Merci Freddy, Merci Lucien
And, well, what do you do with dome time on your hands in a city like Leeuwarden, your students apparently not needing your help right now and the weather not so nice to sit in a park and read? You walk into this so-so-second hand bookstore. And there it is, as if it’s waiting for you, as if its specially put here for you: Merci Freddy, Merci Lucien, by the Flemish journaliste Jan Cornand and Andre Blancke, an account of the cycling season 1976. This is the first book I read about cycling and I partly ‘blame’ this book for my love of cycling. It has certainly played a role in my ongoing interest in the cycling of the seventies.

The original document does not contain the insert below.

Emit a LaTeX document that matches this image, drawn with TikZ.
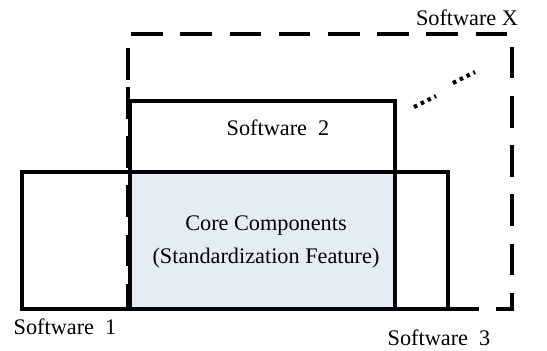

They had it in the public library of Almelo and I must’ve read it three times from cover to cover. I’ve never seen it in any second hand bookstore. I buy it (5 euro’s). And while eating my dinner in the Irish pub, I read the account of the Giro of 1976, the one Johan De Muynck should’ve won, the one that the Brooklyn-squad dominated, and I enjoy every single word of it.
Interestingly: I find out that in 1976 the Giro-director had tried to come up with some ‘inventions’ to make the race more interesting, namely: putting two new cols (well, a col and a climb) on the programme that both were not paved yet. There’s nothing new under the sun. The Valjolet ( a climb somewhere around the Sella) and the Manghen. (The Manghen comes easily in the top 10 of my favorite cols: when I ‘did it’ a narrow paved road of very black asphalt and no soul to see.)